• **Given problem**:
Repeat what the lines below say, word for word, and skip every image.

• **Record list**:
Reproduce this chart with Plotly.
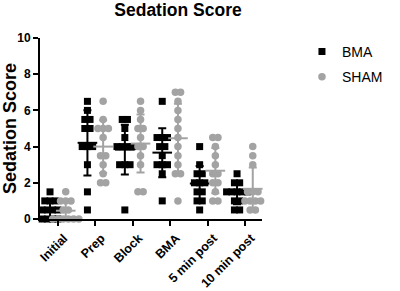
import numpy as np
import plotly.graph_objects as go

categories = ["Initial", "Prep", "Block", "BMA", "5 min post", "10 min post"]
bma_values = [
    [0, 0, 0, 0.5, 0.5, 0.5, 1, 1, 1, 1.5, 0, 0.5],
    [6.5, 6, 5.5, 5.5, 5, 5, 4, 4, 4, 3, 1.5, 0.5],
    [5.5, 5.5, 5, 4.5, 4, 4, 4, 4, 3, 3, 3, 0.5],
    [6.5, 4.5, 4.5, 4.5, 4, 4, 3.5, 3, 3, 3, 2.5, 1],
    [4, 3, 2.5, 2.5, 2, 2, 2, 1.5, 1.5, 1, 1, 0.5],
    [2.5, 2, 2, 1.5, 1.5, 1.5, 1.5, 1.5, 1, 1, 0.5, 0.5],
]
sham_values = [
    [0, 0, 0, 0, 0, 0.5, 0.5, 1, 1, 1, 1.5, 0],
    [6.5, 5.5, 5, 5, 5, 4.5, 3.5, 3.5, 3, 2.5, 2, 2],
    [6.5, 6, 5.5, 5, 5, 4.5, 4, 4, 3.5, 3, 1.5, 1.5],
    [7, 7, 6.5, 6, 5.5, 5, 4.5, 4, 3.5, 3, 2.5, 2.5, 1],
    [4.5, 4.5, 4, 3.5, 3, 2.5, 2.5, 2, 2, 1.5, 1, 1],
    [4, 3.5, 3, 1.5, 1.5, 1.5, 1, 1, 1, 1, 0.5, 0.5],
]
yticks = [0, 2, 4, 6, 8, 10]

FONT = "Liberation Sans, Arial, sans-serif"
GREY = "#a3a3a3"
OFF = 0.21
SPREAD = 0.14


def positions(groups, shift):
    xs, ys = [], []
    for i, vals in enumerate(groups):
        counts = {}
        for v in vals:
            counts[v] = counts.get(v, 0) + 1
        seen = {}
        for v in vals:
            k = counts[v]
            j = seen.get(v, 0)
            seen[v] = j + 1
            xs.append(i + shift + (j - (k - 1) / 2) * SPREAD)
            ys.append(v)
    return xs, ys


fig = go.Figure()

for groups, shift, color, symbol, name, lg in [
    (bma_values, -OFF, "black", "square", "BMA", "a"),
    (sham_values, OFF, GREY, "circle", "SHAM", "b"),
]:
    xs, ys = positions(groups, shift)
    fig.add_trace(go.Scatter(
        x=xs, y=ys, mode="markers", name=name, legendgroup=lg,
        marker=dict(symbol=symbol, color=color, size=7 if symbol == "square" else 7.5,
                    line=dict(width=0)),
        cliponaxis=False,
    ))
    means = [float(np.mean(v)) for v in groups]
    sds = [float(np.std(v, ddof=1)) for v in groups]
    fig.add_trace(go.Scatter(
        x=[i + shift for i in range(len(groups))], y=means, mode="markers",
        showlegend=False, legendgroup=lg,
        marker=dict(symbol="line-ew", size=14, line=dict(width=2, color=color)),
        error_y=dict(type="data", array=sds, visible=True, color=color,
                     thickness=2, width=4),
        cliponaxis=False,
    ))

fig.update_layout(
    width=400, height=291,
    margin=dict(l=40, r=87, t=38, b=72),
    paper_bgcolor="white", plot_bgcolor="white",
    font=dict(family=FONT, color="black"),
    title=dict(text="<b>Sedation Score</b>", x=0.445, xanchor="center",
               y=0.966, yanchor="middle", font=dict(size=17.5, family=FONT)),
    legend=dict(x=1.18, y=1.012, xanchor="left", yanchor="top",
                font=dict(size=14, family=FONT), tracegroupgap=4,
                traceorder="grouped", itemwidth=30),
    showlegend=True,
)
fig.update_xaxes(
    range=[-0.478, 5.457], tickmode="array", tickvals=list(range(len(categories))),
    ticktext=["<b>%s</b>" % c for c in categories], tickangle=-45,
    showline=True, linecolor="black", linewidth=2, ticks="outside",
    tickwidth=2, ticklen=5, tickcolor="black", showgrid=False, zeroline=False,
    tickfont=dict(size=12.5, family=FONT), automargin=False,
    ticklabelshift=6,
)
fig.update_yaxes(
    range=[0, 10], tickmode="array", tickvals=yticks,
    ticktext=["<b>%d</b>" % t for t in yticks],
    showline=True, linecolor="black", linewidth=2, ticks="outside",
    tickwidth=2, ticklen=5, tickcolor="black", showgrid=False, zeroline=False,
    tickfont=dict(size=12, family=FONT), automargin=False,
    title=dict(text="<b>Sedation Score</b>", font=dict(size=18, family=FONT), standoff=3),
)

fig.write_html("out.html", config={"displayModeBar": False},
               post_script="document.body.style.margin='0px';")
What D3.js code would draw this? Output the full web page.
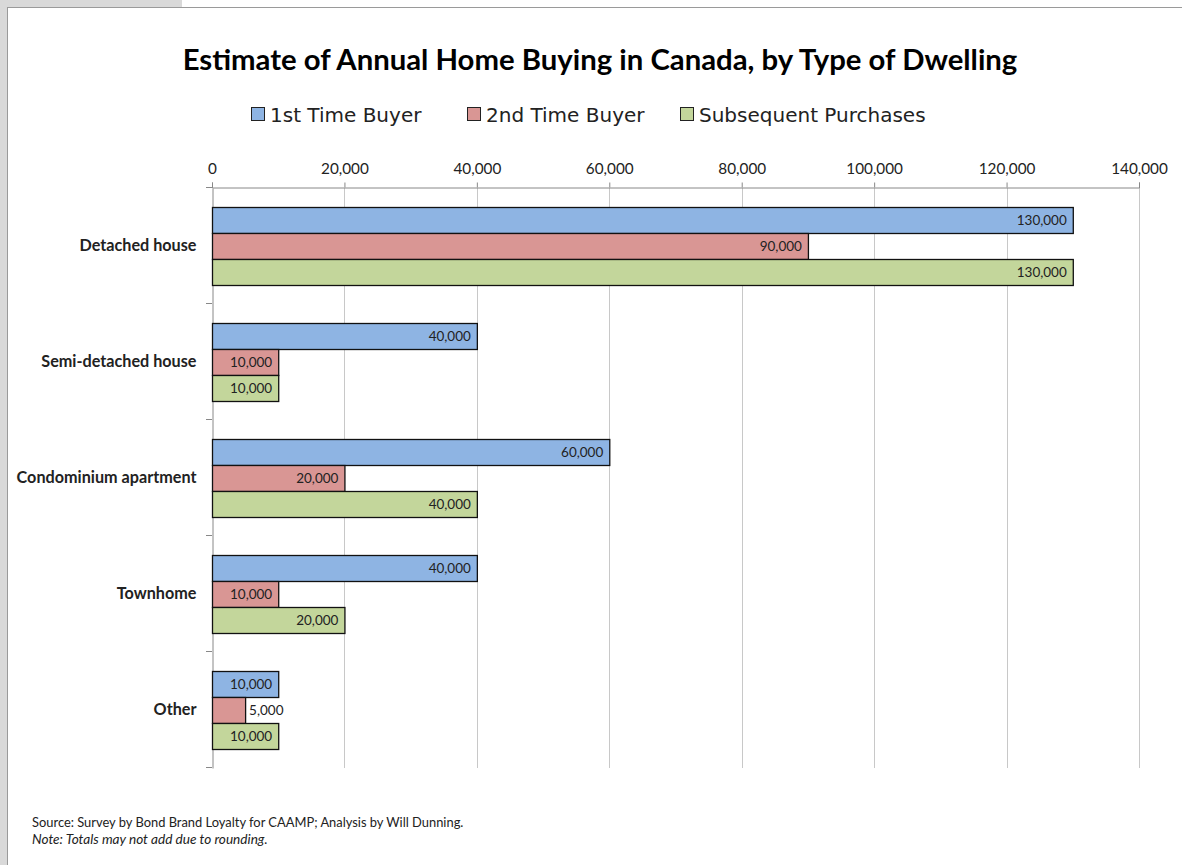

• **Final result**:
Reproduce this chart with Plotly.
import numpy as np
import plotly.graph_objects as go

categories = ["Initial", "Prep", "Block", "BMA", "5 min post", "10 min post"]
bma_values = [
    [0, 0, 0, 0.5, 0.5, 0.5, 1, 1, 1, 1.5, 0, 0.5],
    [6.5, 6, 5.5, 5.5, 5, 5, 4, 4, 4, 3, 1.5, 0.5],
    [5.5, 5.5, 5, 4.5, 4, 4, 4, 4, 3, 3, 3, 0.5],
    [6.5, 4.5, 4.5, 4.5, 4, 4, 3.5, 3, 3, 3, 2.5, 1],
    [4, 3, 2.5, 2.5, 2, 2, 2, 1.5, 1.5, 1, 1, 0.5],
    [2.5, 2, 2, 1.5, 1.5, 1.5, 1.5, 1.5, 1, 1, 0.5, 0.5],
]
sham_values = [
    [0, 0, 0, 0, 0, 0.5, 0.5, 1, 1, 1, 1.5, 0],
    [6.5, 5.5, 5, 5, 5, 4.5, 3.5, 3.5, 3, 2.5, 2, 2],
    [6.5, 6, 5.5, 5, 5, 4.5, 4, 4, 3.5, 3, 1.5, 1.5],
    [7, 7, 6.5, 6, 5.5, 5, 4.5, 4, 3.5, 3, 2.5, 2.5, 1],
    [4.5, 4.5, 4, 3.5, 3, 2.5, 2.5, 2, 2, 1.5, 1, 1],
    [4, 3.5, 3, 1.5, 1.5, 1.5, 1, 1, 1, 1, 0.5, 0.5],
]
yticks = [0, 2, 4, 6, 8, 10]

FONT = "Liberation Sans, Arial, sans-serif"
GREY = "#a3a3a3"
OFF = 0.21
SPREAD = 0.14


def positions(groups, shift):
    xs, ys = [], []
    for i, vals in enumerate(groups):
        counts = {}
        for v in vals:
            counts[v] = counts.get(v, 0) + 1
        seen = {}
        for v in vals:
            k = counts[v]
            j = seen.get(v, 0)
            seen[v] = j + 1
            xs.append(i + shift + (j - (k - 1) / 2) * SPREAD)
            ys.append(v)
    return xs, ys


fig = go.Figure()

for groups, shift, color, symbol, name, lg in [
    (bma_values, -OFF, "black", "square", "BMA", "a"),
    (sham_values, OFF, GREY, "circle", "SHAM", "b"),
]:
    xs, ys = positions(groups, shift)
    fig.add_trace(go.Scatter(
        x=xs, y=ys, mode="markers", name=name, legendgroup=lg,
        marker=dict(symbol=symbol, color=color, size=7 if symbol == "square" else 7.5,
                    line=dict(width=0)),
        cliponaxis=False,
    ))
    means = [float(np.mean(v)) for v in groups]
    sds = [float(np.std(v, ddof=1)) for v in groups]
    fig.add_trace(go.Scatter(
        x=[i + shift for i in range(len(groups))], y=means, mode="markers",
        showlegend=False, legendgroup=lg,
        marker=dict(symbol="line-ew", size=14, line=dict(width=2, color=color)),
        error_y=dict(type="data", array=sds, visible=True, color=color,
                     thickness=2, width=4),
        cliponaxis=False,
    ))

fig.update_layout(
    width=400, height=291,
    margin=dict(l=40, r=87, t=38, b=72),
    paper_bgcolor="white", plot_bgcolor="white",
    font=dict(family=FONT, color="black"),
    title=dict(text="<b>Sedation Score</b>", x=0.445, xanchor="center",
               y=0.966, yanchor="middle", font=dict(size=17.5, family=FONT)),
    legend=dict(x=1.18, y=1.012, xanchor="left", yanchor="top",
                font=dict(size=14, family=FONT), tracegroupgap=4,
                traceorder="grouped", itemwidth=30),
    showlegend=True,
)
fig.update_xaxes(
    range=[-0.478, 5.457], tickmode="array", tickvals=list(range(len(categories))),
    ticktext=["<b>%s</b>" % c for c in categories], tickangle=-45,
    showline=True, linecolor="black", linewidth=2, ticks="outside",
    tickwidth=2, ticklen=5, tickcolor="black", showgrid=False, zeroline=False,
    tickfont=dict(size=12.5, family=FONT), automargin=False,
    ticklabelshift=6,
)
fig.update_yaxes(
    range=[0, 10], tickmode="array", tickvals=yticks,
    ticktext=["<b>%d</b>" % t for t in yticks],
    showline=True, linecolor="black", linewidth=2, ticks="outside",
    tickwidth=2, ticklen=5, tickcolor="black", showgrid=False, zeroline=False,
    tickfont=dict(size=12, family=FONT), automargin=False,
    title=dict(text="<b>Sedation Score</b>", font=dict(size=18, family=FONT), standoff=3),
)

fig.write_html("out.html", config={"displayModeBar": False},
               post_script="document.body.style.margin='0px';")
What D3.js code would draw this? Output the full web page.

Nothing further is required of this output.